Swiss Grid Operations Meeting on 2013-07-04

Date and time: First Thursday of the month, at 14:00
Place: Vidyo (room: Swiss_Grid_Operations_Meeting, extension: 9227296)
External link: http://vidyoportal.cern.ch/flex.html?roomdirect.html&key=Nrq24qRR4V1u
Phone gate: From Switzerland: 0225330322 (portal) + 9227296 (extension) + # (pound sign)
IRC chat: irc:gridchat.cscs.ch:994#lcg (ask pw via email)

Agenda

Status

CSCS (reports Miguel):
- All workernodes updated to SL6/ UMD 2
- No longer using fakeraid, one disk for OS one for CVMFS
- Problems with gridftp transfers from certain sites, cause was our IB/Ethernet bridge not negotiating MTUs correctly
- atlasvobox decommissioned
- cmsvobox was found hung and would no longer boot under Xen.

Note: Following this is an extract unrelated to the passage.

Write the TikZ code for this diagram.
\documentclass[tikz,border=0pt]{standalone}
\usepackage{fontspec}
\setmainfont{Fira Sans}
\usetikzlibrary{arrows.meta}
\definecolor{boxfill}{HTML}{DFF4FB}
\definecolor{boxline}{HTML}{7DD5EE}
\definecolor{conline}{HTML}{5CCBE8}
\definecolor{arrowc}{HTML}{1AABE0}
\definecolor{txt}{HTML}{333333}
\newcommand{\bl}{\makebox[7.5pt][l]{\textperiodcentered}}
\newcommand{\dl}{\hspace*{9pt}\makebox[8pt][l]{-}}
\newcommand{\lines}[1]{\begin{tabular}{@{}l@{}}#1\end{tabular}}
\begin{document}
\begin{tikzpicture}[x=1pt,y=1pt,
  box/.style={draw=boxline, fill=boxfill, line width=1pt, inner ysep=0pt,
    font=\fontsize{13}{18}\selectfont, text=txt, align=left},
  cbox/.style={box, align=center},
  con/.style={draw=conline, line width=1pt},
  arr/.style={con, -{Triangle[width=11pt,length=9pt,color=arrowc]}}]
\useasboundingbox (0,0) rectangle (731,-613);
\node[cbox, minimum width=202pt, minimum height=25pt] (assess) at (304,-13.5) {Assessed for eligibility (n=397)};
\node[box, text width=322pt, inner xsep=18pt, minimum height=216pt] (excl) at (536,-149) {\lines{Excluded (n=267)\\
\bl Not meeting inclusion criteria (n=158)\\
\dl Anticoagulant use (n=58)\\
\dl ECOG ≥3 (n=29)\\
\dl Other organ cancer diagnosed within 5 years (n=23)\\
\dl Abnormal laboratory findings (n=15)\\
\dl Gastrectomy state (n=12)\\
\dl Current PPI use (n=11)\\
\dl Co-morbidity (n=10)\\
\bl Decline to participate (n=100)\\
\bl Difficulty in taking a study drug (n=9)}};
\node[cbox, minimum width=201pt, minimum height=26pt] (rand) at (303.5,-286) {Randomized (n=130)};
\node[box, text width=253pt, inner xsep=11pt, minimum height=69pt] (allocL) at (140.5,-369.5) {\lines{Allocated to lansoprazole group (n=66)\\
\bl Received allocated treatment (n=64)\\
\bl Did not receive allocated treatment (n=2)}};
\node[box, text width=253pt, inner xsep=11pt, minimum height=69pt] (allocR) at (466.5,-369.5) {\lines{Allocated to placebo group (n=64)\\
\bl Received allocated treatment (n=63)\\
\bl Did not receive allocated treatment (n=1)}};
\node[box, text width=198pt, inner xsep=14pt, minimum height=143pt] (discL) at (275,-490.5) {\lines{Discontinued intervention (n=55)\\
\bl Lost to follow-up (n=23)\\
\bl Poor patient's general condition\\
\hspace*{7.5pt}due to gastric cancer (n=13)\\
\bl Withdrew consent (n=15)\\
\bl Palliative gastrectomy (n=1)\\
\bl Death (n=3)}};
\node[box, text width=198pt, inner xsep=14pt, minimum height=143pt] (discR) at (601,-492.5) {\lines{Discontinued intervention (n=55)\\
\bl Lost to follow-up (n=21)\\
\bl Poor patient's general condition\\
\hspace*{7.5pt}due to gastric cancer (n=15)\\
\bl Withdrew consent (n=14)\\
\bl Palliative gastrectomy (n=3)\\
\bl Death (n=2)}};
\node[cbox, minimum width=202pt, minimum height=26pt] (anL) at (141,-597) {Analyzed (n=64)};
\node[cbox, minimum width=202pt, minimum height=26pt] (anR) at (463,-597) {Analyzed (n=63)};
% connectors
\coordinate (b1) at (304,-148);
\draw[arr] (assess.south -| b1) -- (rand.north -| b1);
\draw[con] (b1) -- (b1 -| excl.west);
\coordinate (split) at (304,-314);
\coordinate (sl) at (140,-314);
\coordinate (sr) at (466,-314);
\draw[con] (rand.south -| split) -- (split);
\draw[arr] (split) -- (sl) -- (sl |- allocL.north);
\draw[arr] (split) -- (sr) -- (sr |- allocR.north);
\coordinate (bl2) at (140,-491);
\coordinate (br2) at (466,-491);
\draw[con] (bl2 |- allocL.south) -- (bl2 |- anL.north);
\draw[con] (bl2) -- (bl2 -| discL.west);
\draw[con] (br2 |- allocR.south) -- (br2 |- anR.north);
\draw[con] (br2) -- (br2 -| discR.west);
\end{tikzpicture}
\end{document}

Migrated to KVM and brought machine back up.
- lrms02 moved to KVM, no more Xen machines
- Cream machines updated to latest release

PSI (reports Fabio/Daniel):
- Generally quiet (holiday period); but some new users that need support and/or additional software packages installed
- Cluster was "offline" for about 2 hours on Thursday June 26th (SWITCHlan network issue; ticket that left PSI without any network connection)
- Virtual infrastructure at PSI seems to have stabilized (at least we did not see an other problems with our crucial dCache Chimera VM)
- Usual fileserver/HDD problems continue; luckily everything so far was recoverable by reboots only (i.e. no data migrations necessary)
- Our Chimera DB constantly has >250 connections open (out of 300 we have configured as a maximum)
  - The numbers seems to be almost constant; independent of actual usage
  - Maybe it's just trying to improve performance as best as possible within the defined limit or maybe there is something wrong with our configuration/installation
  - Situation not yet exactly understood (however, as it constantly stays <~90% this is not a high-priority issue for us)
- Constantly "fighting" over-usage and clean-up laziness by certain users; our SE is now ~95% full
- Started doing some tests with OpenMPI (so far single node only)
UNIBE (reports Gianfranco):
- Older cluster running stable, will move it to SLC6 after summer and run it until it dies.
- Newer cluster running stable at full load, with I/O light tasks (had problems with eth0 lockup on at least 3 Lustre OSS nodes)
  - Now ready to move Lustre to the ib0 network (negotiating downtime with Andrej, very likely early next week)
  - Then commission for I/O heavy MC tasks (Reco) and eventually Analysis
  - Ready to move to Lustre 2.1.6 on servers (this supports the latest kernel 2.6.32-358.11.1.el6.x86_64). Not clear if will do this now
- Network drop last week: we had a long-ish interruption, but were not affected really, jobs resumed happily afterwards
- Issue: we are not publishing to APEL the usage records from the newer cluster.
  - Needs intervention on the Swiss SGAS side (who is maintaining this now, I guess it is still under SWITCH)
  - Jura publisher of latest version of ARC not ptoduction ready yet (but we can piggy back on efforts in DE and UK who are moving to ARC)
- Not clear whether we are advertising our cluster correctly on the site-bdii (e.g. "GlueHostProcessorOtherDescription")
- UNIBE-ID cluster operating smoothly and excellent synergy with admins. 600 slots for ATLAS, might pledge resources from there too
UNIGE (reports Szymon):
- Xxx
UZH (reports Sergio):
- Xxx
Switch (reports Alessandro):
- Xxx